Given problem: How many lines of these records hold the string "diagram"? Reply with the number alone.

Material for this exercise:
──────

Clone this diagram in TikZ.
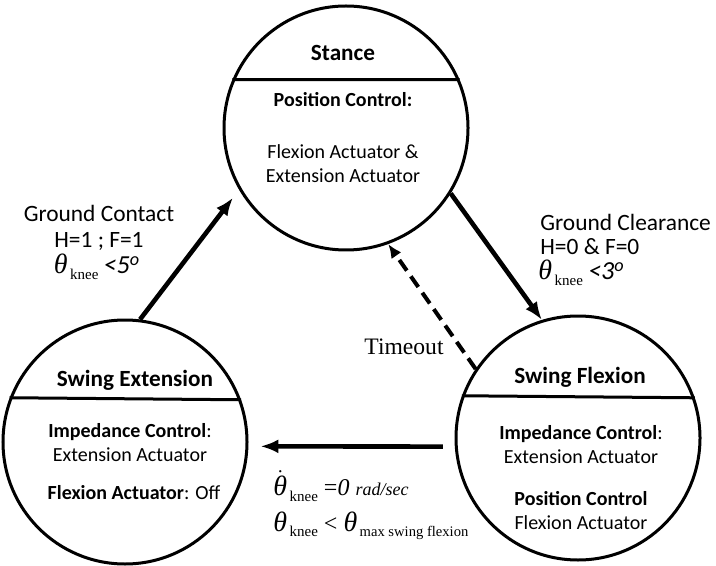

──────

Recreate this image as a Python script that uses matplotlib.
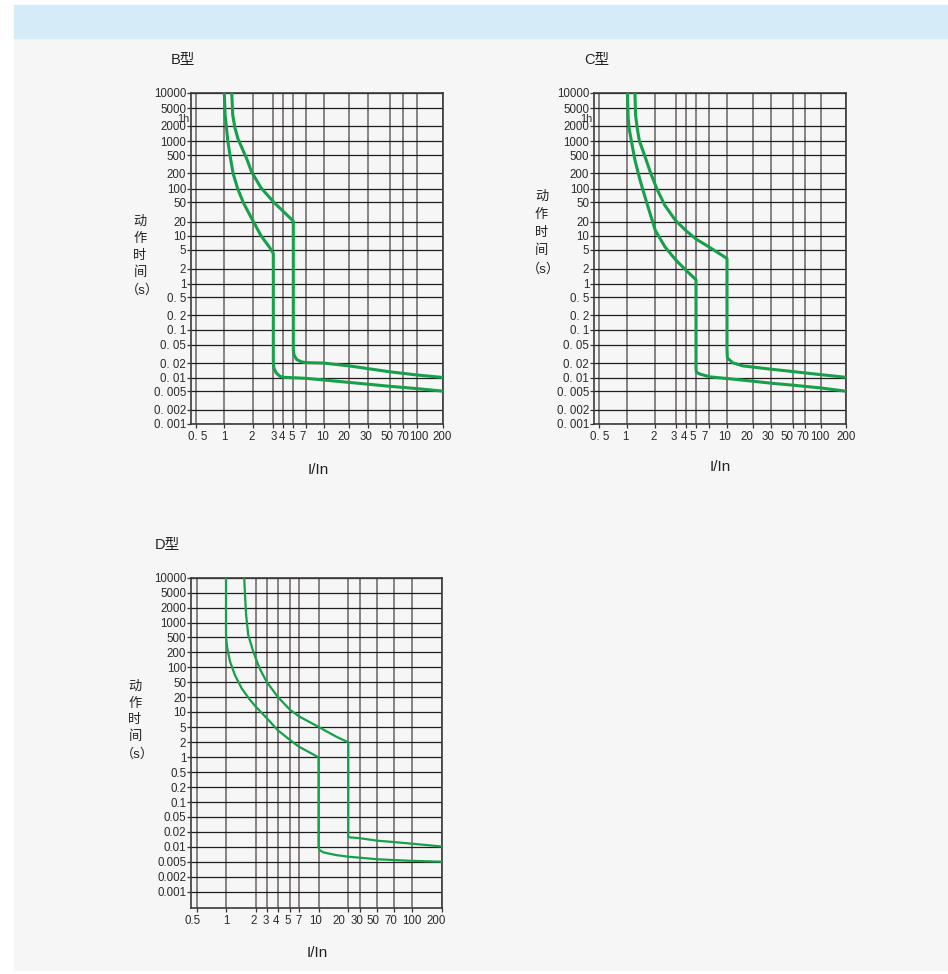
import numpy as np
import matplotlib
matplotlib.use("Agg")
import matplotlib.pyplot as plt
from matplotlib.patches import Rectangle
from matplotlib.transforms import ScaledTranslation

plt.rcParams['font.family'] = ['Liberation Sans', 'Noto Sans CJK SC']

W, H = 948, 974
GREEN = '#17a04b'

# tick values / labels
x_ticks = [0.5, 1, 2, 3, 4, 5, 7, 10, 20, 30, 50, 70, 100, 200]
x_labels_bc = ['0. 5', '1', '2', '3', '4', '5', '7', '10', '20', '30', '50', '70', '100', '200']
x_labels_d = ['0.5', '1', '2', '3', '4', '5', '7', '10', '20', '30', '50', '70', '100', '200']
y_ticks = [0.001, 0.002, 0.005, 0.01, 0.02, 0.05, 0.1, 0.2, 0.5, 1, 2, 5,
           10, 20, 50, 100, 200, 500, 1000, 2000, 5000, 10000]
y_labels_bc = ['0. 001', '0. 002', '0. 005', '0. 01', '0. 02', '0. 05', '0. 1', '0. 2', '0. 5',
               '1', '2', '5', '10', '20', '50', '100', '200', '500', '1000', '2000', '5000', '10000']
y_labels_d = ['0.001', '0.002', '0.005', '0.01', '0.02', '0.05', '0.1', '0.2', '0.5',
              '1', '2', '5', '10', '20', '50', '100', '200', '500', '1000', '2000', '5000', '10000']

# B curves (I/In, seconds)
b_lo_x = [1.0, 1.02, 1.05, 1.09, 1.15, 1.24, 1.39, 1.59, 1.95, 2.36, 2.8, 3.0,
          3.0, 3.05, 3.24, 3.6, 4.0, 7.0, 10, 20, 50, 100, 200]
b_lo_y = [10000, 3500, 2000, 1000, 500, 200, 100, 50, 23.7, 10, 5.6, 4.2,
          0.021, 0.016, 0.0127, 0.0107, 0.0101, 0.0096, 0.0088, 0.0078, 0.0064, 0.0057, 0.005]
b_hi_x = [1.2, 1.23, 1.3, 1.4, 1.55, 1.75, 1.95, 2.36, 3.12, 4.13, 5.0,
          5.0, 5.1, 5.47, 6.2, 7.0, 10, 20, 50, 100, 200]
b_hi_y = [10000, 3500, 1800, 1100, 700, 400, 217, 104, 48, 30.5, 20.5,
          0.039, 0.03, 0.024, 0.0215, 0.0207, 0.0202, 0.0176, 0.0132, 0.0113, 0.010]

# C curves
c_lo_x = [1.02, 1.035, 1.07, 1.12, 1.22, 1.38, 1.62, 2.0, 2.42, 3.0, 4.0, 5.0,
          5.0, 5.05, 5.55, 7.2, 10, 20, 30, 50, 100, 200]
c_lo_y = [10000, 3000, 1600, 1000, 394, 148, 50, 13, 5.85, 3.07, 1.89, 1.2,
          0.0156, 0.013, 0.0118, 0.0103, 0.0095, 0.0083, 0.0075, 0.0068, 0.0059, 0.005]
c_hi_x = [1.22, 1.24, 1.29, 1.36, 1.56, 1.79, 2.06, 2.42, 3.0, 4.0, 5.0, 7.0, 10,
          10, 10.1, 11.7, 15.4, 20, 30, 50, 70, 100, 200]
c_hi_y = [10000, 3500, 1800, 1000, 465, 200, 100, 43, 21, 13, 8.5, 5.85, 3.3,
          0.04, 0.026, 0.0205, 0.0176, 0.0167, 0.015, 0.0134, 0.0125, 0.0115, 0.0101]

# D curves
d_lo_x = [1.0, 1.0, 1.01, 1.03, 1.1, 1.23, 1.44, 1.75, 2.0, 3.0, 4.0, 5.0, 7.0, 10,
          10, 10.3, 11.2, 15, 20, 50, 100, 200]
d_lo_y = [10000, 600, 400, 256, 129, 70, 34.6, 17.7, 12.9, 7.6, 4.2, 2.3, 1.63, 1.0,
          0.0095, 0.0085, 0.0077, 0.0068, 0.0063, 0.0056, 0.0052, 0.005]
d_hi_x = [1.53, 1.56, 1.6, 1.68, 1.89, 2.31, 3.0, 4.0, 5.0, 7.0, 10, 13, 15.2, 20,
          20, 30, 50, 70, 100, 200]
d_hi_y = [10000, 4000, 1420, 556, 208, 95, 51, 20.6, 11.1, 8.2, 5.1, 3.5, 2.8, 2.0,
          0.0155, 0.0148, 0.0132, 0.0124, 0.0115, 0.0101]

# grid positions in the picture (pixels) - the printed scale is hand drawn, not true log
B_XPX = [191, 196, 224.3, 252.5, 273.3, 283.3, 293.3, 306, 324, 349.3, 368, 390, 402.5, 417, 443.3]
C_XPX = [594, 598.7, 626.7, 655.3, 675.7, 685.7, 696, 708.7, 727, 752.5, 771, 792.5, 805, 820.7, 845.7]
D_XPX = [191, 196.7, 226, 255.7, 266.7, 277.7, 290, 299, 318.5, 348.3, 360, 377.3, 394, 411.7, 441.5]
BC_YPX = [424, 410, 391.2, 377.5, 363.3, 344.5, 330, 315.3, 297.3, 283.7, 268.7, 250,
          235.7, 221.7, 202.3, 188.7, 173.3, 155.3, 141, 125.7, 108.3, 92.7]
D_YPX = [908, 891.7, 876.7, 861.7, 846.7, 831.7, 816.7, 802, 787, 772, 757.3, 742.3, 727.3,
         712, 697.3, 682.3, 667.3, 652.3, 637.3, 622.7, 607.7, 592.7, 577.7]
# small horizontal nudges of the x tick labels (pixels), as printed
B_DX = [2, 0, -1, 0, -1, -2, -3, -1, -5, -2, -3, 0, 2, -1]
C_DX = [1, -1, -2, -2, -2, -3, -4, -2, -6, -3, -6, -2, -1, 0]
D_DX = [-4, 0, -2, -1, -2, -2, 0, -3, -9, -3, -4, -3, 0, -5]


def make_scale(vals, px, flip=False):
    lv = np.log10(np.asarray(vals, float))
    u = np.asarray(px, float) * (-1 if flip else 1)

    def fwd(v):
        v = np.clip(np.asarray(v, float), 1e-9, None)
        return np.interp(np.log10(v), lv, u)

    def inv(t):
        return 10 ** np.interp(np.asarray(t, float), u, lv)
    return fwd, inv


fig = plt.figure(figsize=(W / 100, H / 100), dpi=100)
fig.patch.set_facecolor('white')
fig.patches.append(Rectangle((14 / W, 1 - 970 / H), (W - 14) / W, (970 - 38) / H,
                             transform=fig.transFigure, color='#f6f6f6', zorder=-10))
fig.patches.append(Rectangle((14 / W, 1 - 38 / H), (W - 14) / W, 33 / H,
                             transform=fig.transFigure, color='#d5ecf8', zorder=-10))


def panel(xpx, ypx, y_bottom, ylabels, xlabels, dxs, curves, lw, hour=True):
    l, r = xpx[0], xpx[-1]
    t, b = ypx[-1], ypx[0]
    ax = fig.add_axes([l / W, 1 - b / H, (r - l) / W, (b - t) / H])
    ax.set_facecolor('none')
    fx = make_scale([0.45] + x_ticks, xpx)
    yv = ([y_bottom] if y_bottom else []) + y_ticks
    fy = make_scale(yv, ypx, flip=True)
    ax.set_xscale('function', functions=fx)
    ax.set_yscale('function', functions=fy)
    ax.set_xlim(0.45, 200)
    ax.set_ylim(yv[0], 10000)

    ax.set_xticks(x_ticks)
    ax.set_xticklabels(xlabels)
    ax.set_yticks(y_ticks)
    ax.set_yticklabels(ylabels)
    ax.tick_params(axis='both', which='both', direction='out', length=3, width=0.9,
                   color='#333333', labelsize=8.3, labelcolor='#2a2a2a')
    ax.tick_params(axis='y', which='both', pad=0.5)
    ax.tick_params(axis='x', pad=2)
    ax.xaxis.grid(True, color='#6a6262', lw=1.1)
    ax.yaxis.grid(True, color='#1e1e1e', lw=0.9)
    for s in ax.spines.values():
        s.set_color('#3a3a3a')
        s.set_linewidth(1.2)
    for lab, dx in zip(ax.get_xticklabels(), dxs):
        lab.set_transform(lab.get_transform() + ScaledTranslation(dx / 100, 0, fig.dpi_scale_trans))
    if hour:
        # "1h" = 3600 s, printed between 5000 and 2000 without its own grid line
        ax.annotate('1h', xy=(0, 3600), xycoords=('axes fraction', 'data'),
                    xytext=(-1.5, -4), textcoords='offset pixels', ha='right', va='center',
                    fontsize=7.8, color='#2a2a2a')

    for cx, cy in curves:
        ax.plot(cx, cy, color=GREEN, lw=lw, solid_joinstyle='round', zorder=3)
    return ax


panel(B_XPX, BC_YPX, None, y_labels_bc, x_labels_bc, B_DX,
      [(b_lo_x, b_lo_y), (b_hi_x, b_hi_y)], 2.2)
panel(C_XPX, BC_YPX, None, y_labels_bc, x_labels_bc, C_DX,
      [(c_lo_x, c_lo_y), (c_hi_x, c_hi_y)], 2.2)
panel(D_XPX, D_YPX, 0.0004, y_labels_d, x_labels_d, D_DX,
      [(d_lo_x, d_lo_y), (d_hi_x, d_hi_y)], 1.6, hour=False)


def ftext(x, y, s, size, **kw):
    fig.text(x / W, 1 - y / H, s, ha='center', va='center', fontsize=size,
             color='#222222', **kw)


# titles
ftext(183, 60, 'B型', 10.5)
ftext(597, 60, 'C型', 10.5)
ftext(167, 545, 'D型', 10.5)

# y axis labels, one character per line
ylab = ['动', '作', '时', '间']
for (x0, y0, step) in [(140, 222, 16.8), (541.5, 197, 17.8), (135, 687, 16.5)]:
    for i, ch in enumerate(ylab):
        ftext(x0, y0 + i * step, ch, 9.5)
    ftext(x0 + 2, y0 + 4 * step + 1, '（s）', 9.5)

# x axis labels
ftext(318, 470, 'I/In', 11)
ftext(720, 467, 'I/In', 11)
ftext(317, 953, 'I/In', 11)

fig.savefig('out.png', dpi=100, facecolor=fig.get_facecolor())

──────

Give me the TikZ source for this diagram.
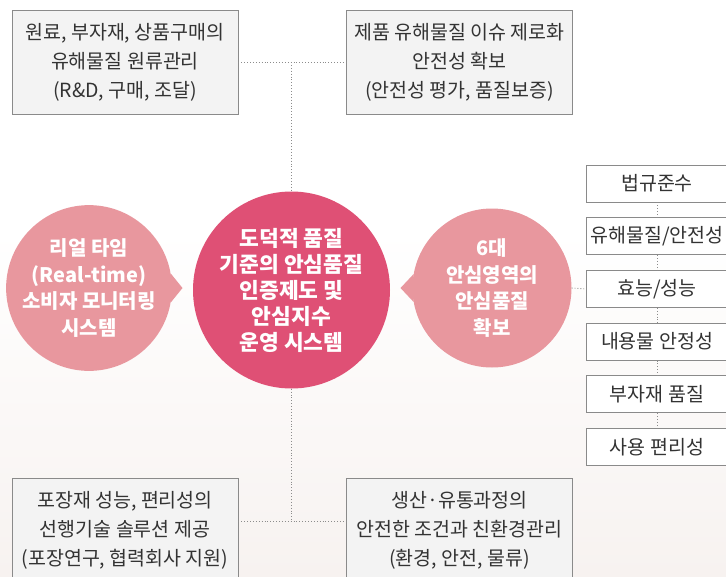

──────

Task output: 2